Using a secular and science-based approach, Wood says her method instills “constructive self-reliance, and that’s one of the most important skills we can give a child. Yoga helps them to pay attention, self-regulate their emotions, build confidence in body and mind and to help others,” she says. It’s all about having a calm brain, calm body and calm heart, she explains. “You can tell a child about the benefits of those things, and he or she may pick it up intellectually. But the practice of yoga actually gives them the tools to achieve those goals.”
Yoga for children is different from yoga for adults. Although the core basics of breathing, movement and meditation are the same, children’s classes are specifically geared to young minds and bodies. Break times are more frequent and they’re child-centric, often enhanced with art, music or storytelling activities. Of course, kids have much shorter attention spans and freer imaginations than adults, so children’s yoga teachers may change the original names of postures to animal and nature names students are familiar with. They can easily imagine themselves as roaring lions, slithering snakes, fluttering butterflies or strong tree trunks rooted deep in earth. They can surf their mats in the dolphin pose, be flowers, puppies or kittens. Doing this together in groups is fun and builds an awareness that all bodies and abilities are different, and all are okay.
“Yoga for children inspires their imaginations to learn about nature and their environment,” Sherry LeBlanc, director of Yoga 4 Kids in Ontario, Canada, writes in Toronto-based Vitality magazine. “Balloon breaths, buzzing bees, panting dogs and hooting owls all prepare a child for breathing techniques used in yoga. [They] help children develop concentration, memory and the ability to integrate abstract ideas.” Experts say yoga classes designed and taught for children only are more effective than adult classes. In mixed classes, children do get special attention, but regular instruction isn’t tailored to young bodies and minds.
Local expert Wood runs a nonprofit called SCHOOL (Smiling Calm Hearts Open Our Learning). Her special area of interest is children in grades K to 6, she says, adding that achieving a calm heart will carry them through to a more fulfilled life. “In yoga practice, there is a strong connection between breathing and heart rate,” Wood says. “Learning how to breathe in a steady way impacts the heart rate so it’s more steady, and the heart influences the brain and all internal organs,” she says. “So when we talk about heart, they are learning the importance of having a calm heart, which opens up better perceptions so they can listen better, focus better, relate better to others and themselves in a more gentle way.” (Wood produced a Hi Yoga!
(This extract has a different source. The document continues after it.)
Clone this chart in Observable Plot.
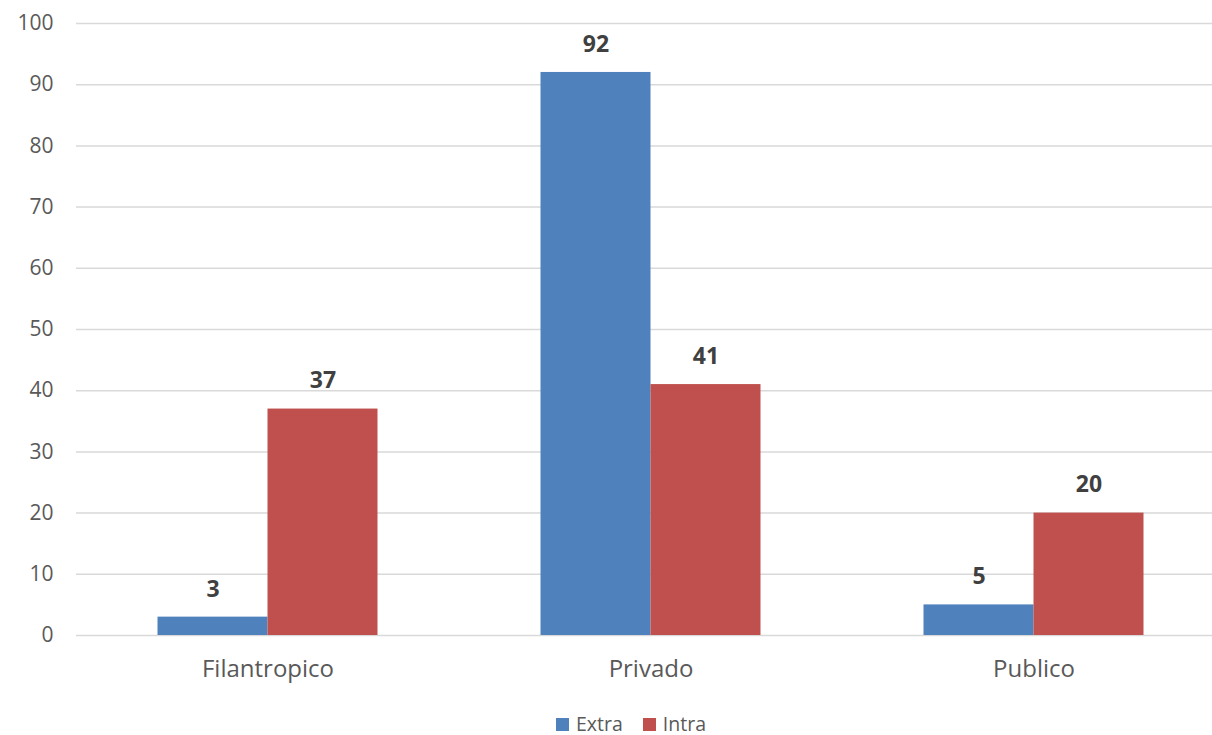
<!DOCTYPE html>
<html>
<head>
<meta charset="utf-8">
<script src="https://cdn.jsdelivr.net/npm/d3@7"></script>
<script src="https://cdn.jsdelivr.net/npm/@observablehq/plot@0.6"></script>
<style>
  body { margin: 0; background: #fff; font-family: "Open Sans", sans-serif; overflow: hidden; }
  #legend { display: flex; justify-content: center; align-items: center; height: 35px; padding-top: 13px; gap: 20px; font-size: 19.5px; line-height: 1; color: #595959; padding-left: 50px; box-sizing: border-box; }
  #legend .item { display: flex; align-items: center; gap: 7px; }
  #legend .sw { width: 13px; height: 13px; display: inline-block; }
</style>
</head>
<body>
<div id="chart"></div>
<div id="legend"></div>
<script>
const categories = ["Filantropico", "Privado", "Publico"];
const extraValues = [3, 92, 5];
const intraValues = [37, 41, 20];
const seriesNames = ["Extra", "Intra"];
const seriesColors = ["#4F81BD", "#C0504D"];
const yTicks = [0, 10, 20, 30, 40, 50, 60, 70, 80, 90, 100];

const extraData = categories.map((c, i) => ({category: c, series: "Extra", value: extraValues[i]}));
const intraData = categories.map((c, i) => ({category: c, series: "Intra", value: intraValues[i]}));

const chart = Plot.plot({
  width: 1212,
  height: 700,
  marginLeft: 76,
  marginRight: 0,
  marginTop: 23,
  marginBottom: 65,
  style: {fontFamily: "Open Sans, sans-serif", background: "#fff"},
  x: {domain: categories, range: [75.5, 1224.5], padding: 0, label: null},
  y: {domain: [0, 100], label: null},
  color: {domain: seriesNames, range: seriesColors},
  marks: [
    Plot.ruleY(yTicks, {stroke: "#d9d9d9", strokeWidth: 1.5}),
    Plot.barY(extraData, {x: "category", y: "value", fill: "series", insetLeft: 81.5, insetRight: 191.5}),
    Plot.barY(intraData, {x: "category", y: "value", fill: "series", insetLeft: 191.5, insetRight: 81.5}),
    Plot.text(extraData, {x: "category", y: "value", text: "value", dx: -55, dy: -28, fontWeight: "bold", fontSize: 23, fill: "#404040"}),
    Plot.text(intraData, {x: "category", y: "value", text: "value", dx: 55, dy: -28, fontWeight: "bold", fontSize: 23, fill: "#404040"}),
    Plot.axisY({ticks: yTicks, tickSize: 0, tickPadding: 23, fontSize: 21, color: "#595959", label: null}),
    Plot.axisX({tickSize: 0, tickPadding: 24, fontSize: 24, color: "#595959", label: null})
  ]
});
document.getElementById("chart").appendChild(chart);

const legend = document.getElementById("legend");
seriesNames.forEach((name, i) => {
  const item = document.createElement("span");
  item.className = "item";
  const sw = document.createElement("span");
  sw.className = "sw";
  sw.style.background = seriesColors[i];
  const label = document.createElement("span");
  label.textContent = name;
  item.appendChild(sw);
  item.appendChild(label);
  legend.appendChild(item);
});
</script>
</body>
</html>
DVD for children and parents that’s available for $9.99 at
Many experts around the country agree. Secular yoga is now integrated into thousands of private and public school curricula around the U.S. Numerous studies have found that children’s yoga promotes improved confidence, mindfulness, concentration, academic achievement and the ability to control emotions and impulses. The practice reduces children’s stress and improves classroom behavior. And yoga postures for children connect them with their physical selves and lend a kind of flexibility that fielding a soccer ball or wielding a baseball bat cannot achieve. (That’s why many of today’s top sports teams employ yoga experts to help players perform better.)
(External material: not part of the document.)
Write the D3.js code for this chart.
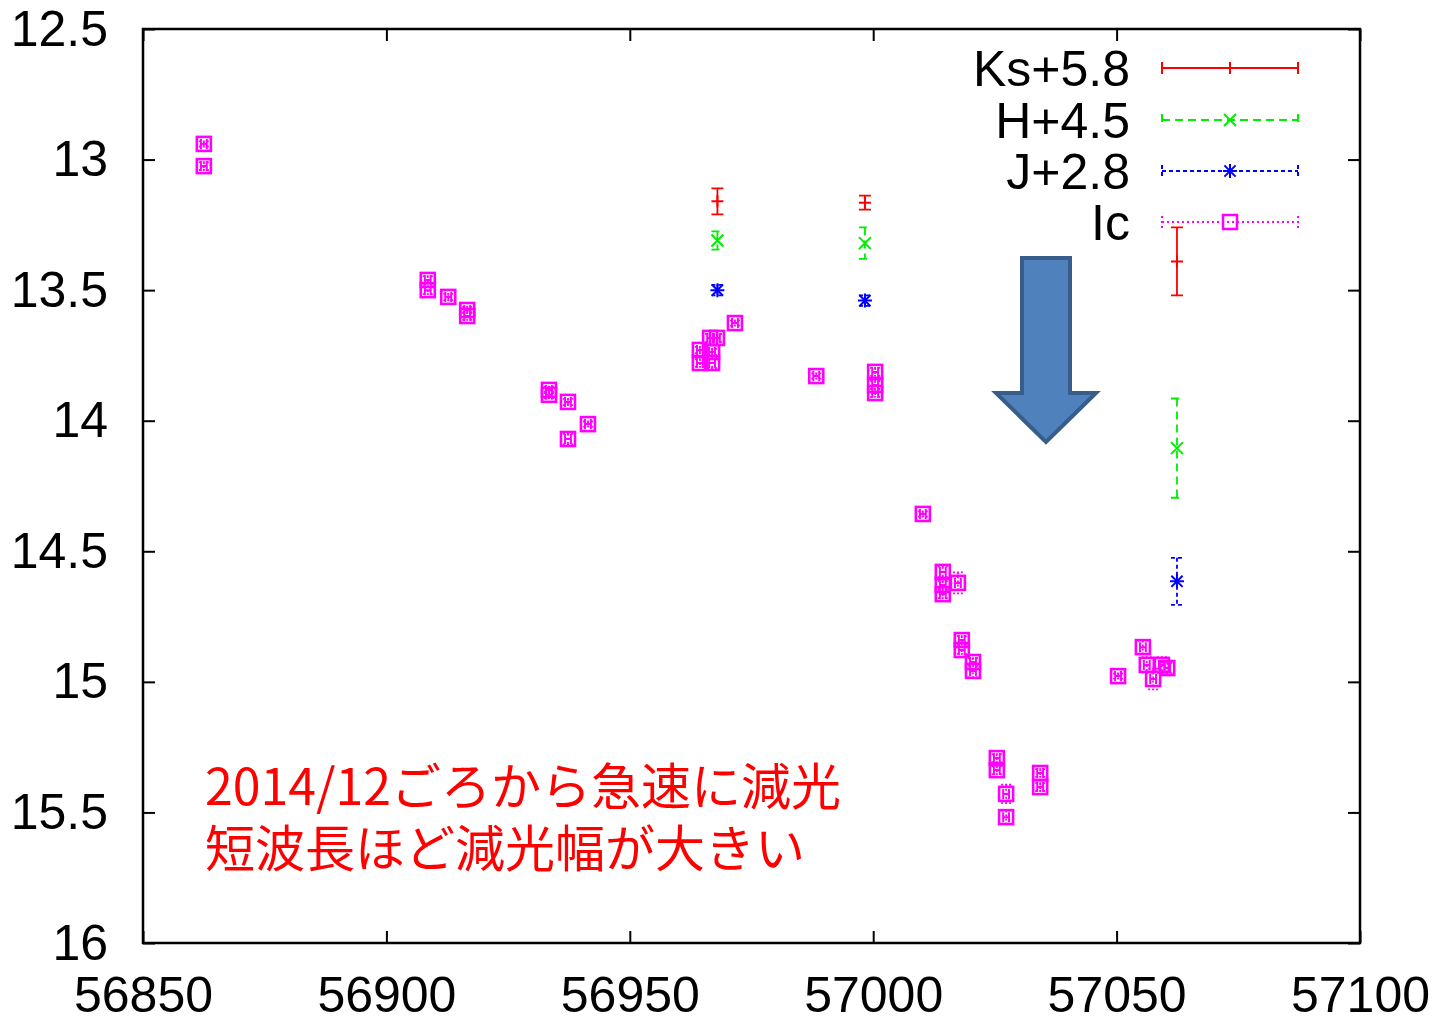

A 2016 survey by the National Institutes of Health on school-based yoga programs taught by 5,400 instructors in 940 schools nationwide found that the mind-body elements of yoga — physical postures, breathing exercises, relaxation techniques and mindfulness and meditation exercises — “promote students’ mental and physical health and performance” and that some recent research shows “these practices induce changes in brain structure and function which can enhance skills, such as self-regulation and prosocial behavior.”
Sela Sevada, a certified yoga teacher at Yoga on Brand ( in Glendale, says her school attracts “kids 4 to 14, teaching flexibility and techniques to calm the mind and body through breathing control. Kids aren’t aware that they can’t focus and live in a world of distractions. They never have time to stop — but yoga teaches them how. It’s noncompetitive. It’s not about being perfect or doing anything perfectly. It’s just about learning what our bodies can do for us in so many ways.”
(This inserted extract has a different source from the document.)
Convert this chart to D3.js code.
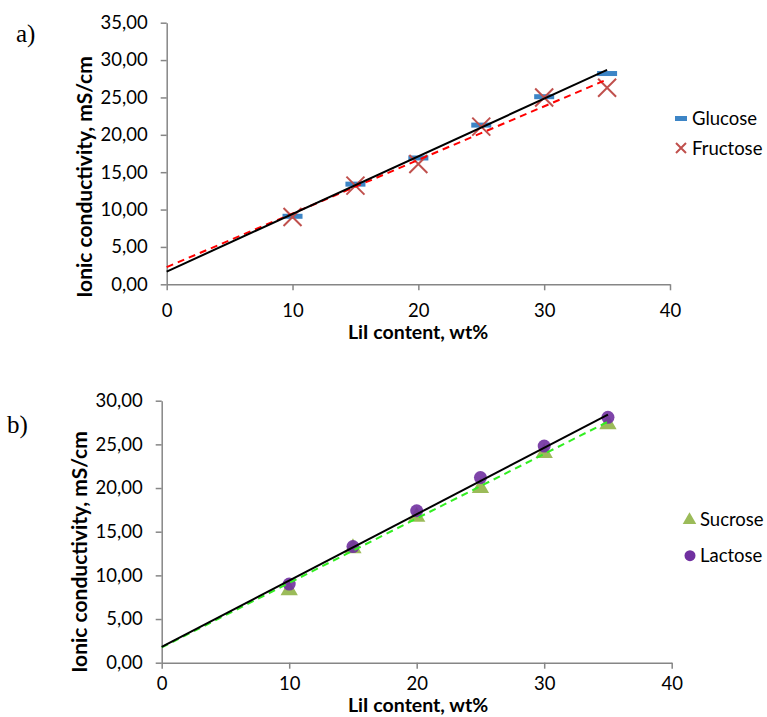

Santa Anita Hot Yoga teacher Nicole Schulman says her own 2½-year-old daughter and 9-year-old son are budding yogis. “They both come to class, because the owner, Kayla Stra, asked me to bring them. What’s surprising is that my 2½-year-old enjoys doing some of the poses. Kayla tells the class to do the mountain pose — stand as tall as you can, bend one leg and put the foot of that bent leg on the thigh of your straight leg. My little daughter does that.”
Curative Yoga ( in Pasadena has an instructor specifically certified in children’s yoga. “Children have great imaginations, and we can tell them to do a mouse pose or a tree pose [standing on one leg] and they can do that,” says Alicia Webb, who teaches a class for kids 4 to 10 at 10 a.m. Sundays. “We can provide them with a sense of control over their bodies and minds that they might never experience otherwise. They might decide to sit down, take a deep breath, visualize themselves inside of a little bubble, and let go of any emotions they have that they don’t like, such as anger, sadness or feeling overwhelmed.”
Yoga can also be helpful to children with physical and developmental disabilities, says Kimi Cantrell, cofounder of Rose City Yoga ( She and her business partner, Melanie Colbrunn, volunteer once a month at Pasadena’s Club 21 Learning and Resource Center, teaching yoga to children with Down syndrome.
“Teaching kids is so different than teaching grown-ups,” says Cantrell. “They aren’t judgmental, don’t have unreal expectations. They’re just present in the moment, they give it a shot, have fun and pretty soon they’re very focused. As kids we’re never taught how to breathe. We do it naturally, take it for granted, but there are so many breathing techniques that can help us deal with anxiety, stress or emotions like sadness. If we could reach all kids earlier, they’d have so much more ability to cope with the world as they grow up.”